>> start

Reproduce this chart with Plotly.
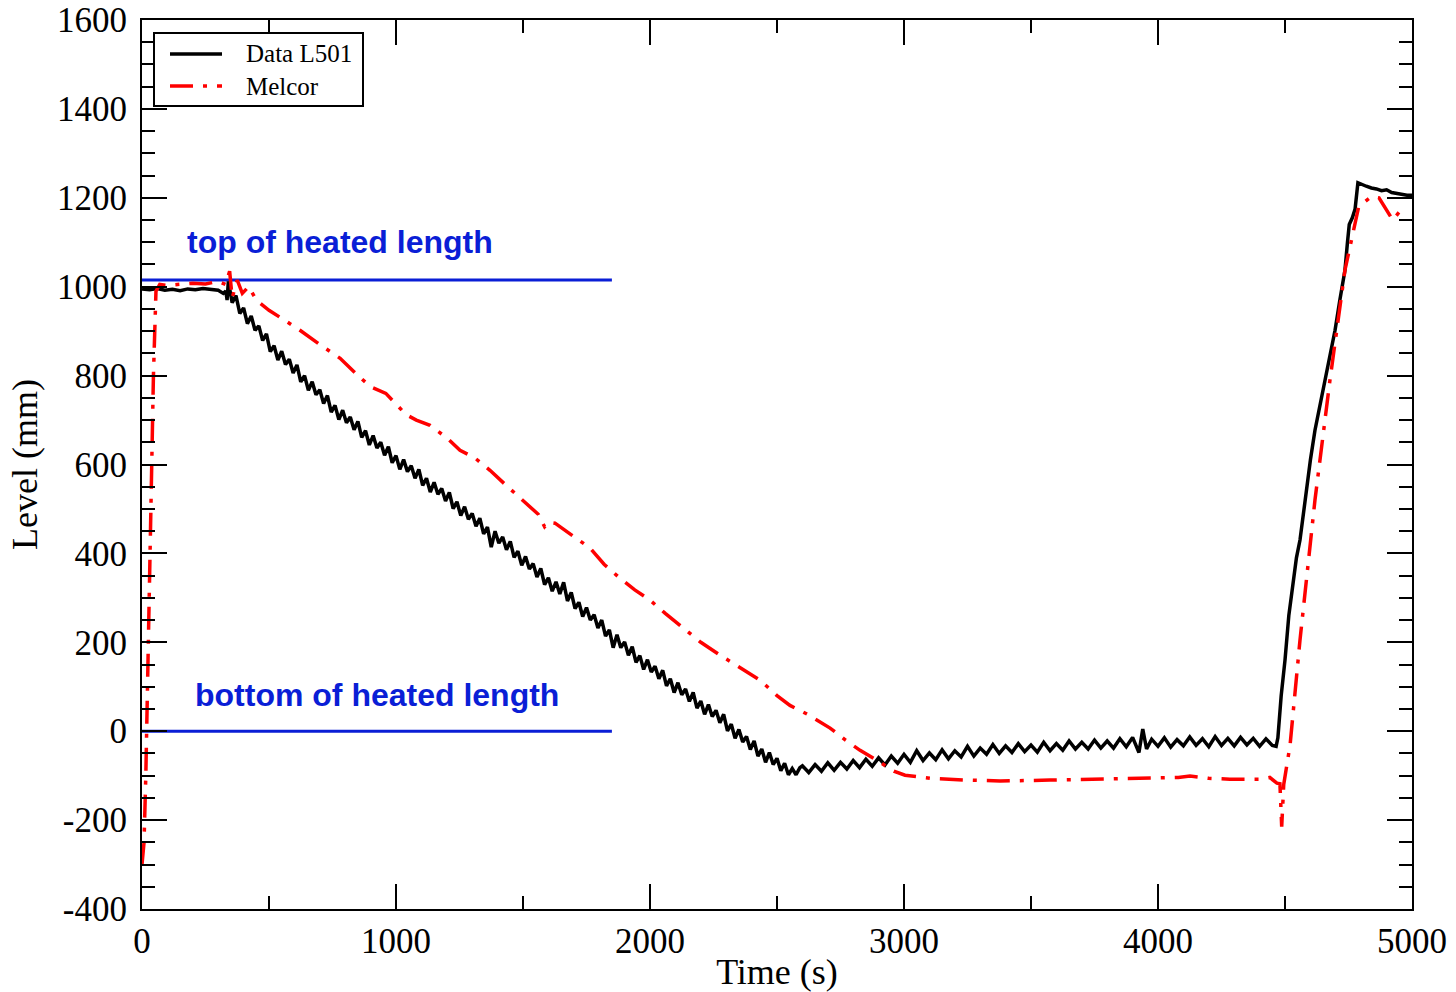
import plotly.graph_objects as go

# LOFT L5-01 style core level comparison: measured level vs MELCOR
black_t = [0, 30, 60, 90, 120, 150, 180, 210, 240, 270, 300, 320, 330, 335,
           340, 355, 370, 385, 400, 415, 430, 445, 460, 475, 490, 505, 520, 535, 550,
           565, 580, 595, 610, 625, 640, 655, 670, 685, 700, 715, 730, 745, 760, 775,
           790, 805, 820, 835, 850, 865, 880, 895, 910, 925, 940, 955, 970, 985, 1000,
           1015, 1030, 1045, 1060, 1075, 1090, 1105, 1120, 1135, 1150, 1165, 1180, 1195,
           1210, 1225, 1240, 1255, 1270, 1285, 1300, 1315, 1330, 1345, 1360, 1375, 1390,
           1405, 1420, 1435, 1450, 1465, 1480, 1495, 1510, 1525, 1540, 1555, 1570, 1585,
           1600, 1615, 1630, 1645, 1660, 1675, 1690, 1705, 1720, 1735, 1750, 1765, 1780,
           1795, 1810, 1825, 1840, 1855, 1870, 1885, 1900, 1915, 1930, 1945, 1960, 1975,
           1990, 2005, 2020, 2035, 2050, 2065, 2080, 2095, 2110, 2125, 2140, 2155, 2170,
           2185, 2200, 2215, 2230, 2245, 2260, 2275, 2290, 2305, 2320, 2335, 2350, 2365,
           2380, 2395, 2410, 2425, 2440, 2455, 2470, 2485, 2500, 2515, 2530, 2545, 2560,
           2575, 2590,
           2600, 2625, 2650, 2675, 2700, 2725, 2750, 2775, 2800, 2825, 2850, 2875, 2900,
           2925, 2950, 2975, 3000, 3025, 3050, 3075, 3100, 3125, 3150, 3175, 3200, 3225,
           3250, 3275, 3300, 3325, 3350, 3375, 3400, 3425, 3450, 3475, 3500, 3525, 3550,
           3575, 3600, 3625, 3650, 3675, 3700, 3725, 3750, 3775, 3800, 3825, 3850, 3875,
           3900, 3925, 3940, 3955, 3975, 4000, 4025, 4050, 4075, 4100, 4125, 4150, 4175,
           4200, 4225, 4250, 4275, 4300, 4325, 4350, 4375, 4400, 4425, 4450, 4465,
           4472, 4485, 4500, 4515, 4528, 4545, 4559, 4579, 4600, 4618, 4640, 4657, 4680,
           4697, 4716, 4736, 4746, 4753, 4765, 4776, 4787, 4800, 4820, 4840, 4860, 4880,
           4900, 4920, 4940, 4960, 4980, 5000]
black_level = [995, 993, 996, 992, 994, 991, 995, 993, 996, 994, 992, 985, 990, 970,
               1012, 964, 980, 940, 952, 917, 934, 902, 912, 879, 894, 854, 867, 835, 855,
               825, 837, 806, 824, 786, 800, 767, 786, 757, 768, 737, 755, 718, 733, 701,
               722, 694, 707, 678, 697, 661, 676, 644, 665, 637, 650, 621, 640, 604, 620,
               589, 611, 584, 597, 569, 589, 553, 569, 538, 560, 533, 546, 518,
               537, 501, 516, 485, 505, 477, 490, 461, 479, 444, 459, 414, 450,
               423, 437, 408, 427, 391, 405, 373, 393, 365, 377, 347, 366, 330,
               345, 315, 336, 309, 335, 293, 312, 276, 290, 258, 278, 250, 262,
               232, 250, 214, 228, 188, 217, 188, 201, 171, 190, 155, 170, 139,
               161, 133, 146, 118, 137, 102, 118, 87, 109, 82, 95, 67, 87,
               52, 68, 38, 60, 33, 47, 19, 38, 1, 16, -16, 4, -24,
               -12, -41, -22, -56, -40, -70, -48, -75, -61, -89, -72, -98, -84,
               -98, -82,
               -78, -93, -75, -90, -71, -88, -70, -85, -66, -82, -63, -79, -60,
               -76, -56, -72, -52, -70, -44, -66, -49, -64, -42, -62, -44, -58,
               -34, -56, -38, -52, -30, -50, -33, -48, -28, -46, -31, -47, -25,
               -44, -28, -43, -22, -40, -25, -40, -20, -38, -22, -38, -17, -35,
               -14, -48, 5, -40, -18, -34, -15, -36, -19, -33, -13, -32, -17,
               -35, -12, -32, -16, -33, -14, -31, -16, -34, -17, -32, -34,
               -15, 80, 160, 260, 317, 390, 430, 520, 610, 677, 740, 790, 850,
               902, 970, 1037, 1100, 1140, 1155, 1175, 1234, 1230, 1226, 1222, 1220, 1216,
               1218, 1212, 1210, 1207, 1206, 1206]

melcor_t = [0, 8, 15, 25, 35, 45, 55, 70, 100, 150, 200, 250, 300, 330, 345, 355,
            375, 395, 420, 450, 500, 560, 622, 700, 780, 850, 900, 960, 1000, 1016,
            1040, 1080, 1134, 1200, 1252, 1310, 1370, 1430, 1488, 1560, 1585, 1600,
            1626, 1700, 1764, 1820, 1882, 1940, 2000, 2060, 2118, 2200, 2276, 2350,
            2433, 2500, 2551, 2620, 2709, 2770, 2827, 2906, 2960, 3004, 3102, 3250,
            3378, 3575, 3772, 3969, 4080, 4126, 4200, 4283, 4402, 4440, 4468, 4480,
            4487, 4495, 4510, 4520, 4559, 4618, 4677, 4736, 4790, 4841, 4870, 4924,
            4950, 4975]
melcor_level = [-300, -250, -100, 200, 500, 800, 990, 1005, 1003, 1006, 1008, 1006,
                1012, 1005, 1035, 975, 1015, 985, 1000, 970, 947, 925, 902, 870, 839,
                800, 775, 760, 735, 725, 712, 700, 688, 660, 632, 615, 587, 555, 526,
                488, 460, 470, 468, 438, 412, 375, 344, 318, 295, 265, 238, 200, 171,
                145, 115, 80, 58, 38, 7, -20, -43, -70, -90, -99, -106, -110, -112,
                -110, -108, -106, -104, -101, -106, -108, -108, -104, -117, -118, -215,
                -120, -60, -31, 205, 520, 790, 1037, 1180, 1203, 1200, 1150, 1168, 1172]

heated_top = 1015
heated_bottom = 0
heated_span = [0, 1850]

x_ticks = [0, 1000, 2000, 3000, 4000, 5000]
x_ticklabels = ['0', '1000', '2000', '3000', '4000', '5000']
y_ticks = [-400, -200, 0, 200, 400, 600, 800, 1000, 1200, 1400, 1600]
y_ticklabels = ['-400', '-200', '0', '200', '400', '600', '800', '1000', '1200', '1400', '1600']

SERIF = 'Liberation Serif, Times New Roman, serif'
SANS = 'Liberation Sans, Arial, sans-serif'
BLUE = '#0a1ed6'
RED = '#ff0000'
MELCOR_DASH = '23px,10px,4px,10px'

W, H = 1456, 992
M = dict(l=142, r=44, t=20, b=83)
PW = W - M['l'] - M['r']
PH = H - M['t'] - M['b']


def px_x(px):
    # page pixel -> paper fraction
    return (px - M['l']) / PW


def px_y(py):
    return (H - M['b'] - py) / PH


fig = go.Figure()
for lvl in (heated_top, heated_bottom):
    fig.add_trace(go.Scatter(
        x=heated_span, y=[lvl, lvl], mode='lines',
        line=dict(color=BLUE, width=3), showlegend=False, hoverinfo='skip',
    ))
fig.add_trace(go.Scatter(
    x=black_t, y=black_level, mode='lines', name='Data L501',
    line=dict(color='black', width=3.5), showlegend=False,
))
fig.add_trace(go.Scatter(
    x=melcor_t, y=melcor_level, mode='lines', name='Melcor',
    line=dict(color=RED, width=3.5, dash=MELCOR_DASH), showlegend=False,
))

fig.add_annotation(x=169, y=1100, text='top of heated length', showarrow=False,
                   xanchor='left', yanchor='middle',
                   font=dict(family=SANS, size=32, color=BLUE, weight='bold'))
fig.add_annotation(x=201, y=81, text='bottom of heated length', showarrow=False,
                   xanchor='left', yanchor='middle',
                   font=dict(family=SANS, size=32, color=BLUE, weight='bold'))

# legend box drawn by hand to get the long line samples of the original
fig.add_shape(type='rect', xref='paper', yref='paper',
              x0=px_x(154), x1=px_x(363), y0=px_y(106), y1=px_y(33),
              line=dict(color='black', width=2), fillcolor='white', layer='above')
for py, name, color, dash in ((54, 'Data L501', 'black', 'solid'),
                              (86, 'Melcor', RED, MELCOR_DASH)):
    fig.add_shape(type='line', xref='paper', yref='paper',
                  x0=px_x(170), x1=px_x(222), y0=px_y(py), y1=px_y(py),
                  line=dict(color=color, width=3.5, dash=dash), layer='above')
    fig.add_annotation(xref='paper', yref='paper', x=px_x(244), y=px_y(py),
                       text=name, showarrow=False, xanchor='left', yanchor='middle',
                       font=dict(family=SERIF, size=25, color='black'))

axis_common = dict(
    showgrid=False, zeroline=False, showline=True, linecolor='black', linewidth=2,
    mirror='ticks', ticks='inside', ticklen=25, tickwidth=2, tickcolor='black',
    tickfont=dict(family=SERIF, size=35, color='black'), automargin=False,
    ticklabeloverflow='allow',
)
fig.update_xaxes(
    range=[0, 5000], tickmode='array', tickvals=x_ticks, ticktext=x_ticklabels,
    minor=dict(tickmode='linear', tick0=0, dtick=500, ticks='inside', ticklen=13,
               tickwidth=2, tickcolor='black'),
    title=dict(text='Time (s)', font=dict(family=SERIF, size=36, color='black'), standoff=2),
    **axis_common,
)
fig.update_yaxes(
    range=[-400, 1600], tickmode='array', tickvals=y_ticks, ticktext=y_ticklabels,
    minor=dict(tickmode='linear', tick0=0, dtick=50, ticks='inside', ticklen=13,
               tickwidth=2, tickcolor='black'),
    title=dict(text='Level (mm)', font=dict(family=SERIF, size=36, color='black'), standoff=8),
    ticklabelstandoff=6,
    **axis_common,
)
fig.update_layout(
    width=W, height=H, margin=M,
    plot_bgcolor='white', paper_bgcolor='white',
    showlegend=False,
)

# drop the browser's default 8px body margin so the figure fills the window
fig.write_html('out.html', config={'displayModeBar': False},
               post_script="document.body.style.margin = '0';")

>> end

* **Written request**
In the data above, please extract the lines from the first one through the line with "import plotly.graph_objects as go", exactly, and keep pictures out.

* **Solution for this exercise**
Reproduce this chart with Plotly.
import plotly.graph_objects as go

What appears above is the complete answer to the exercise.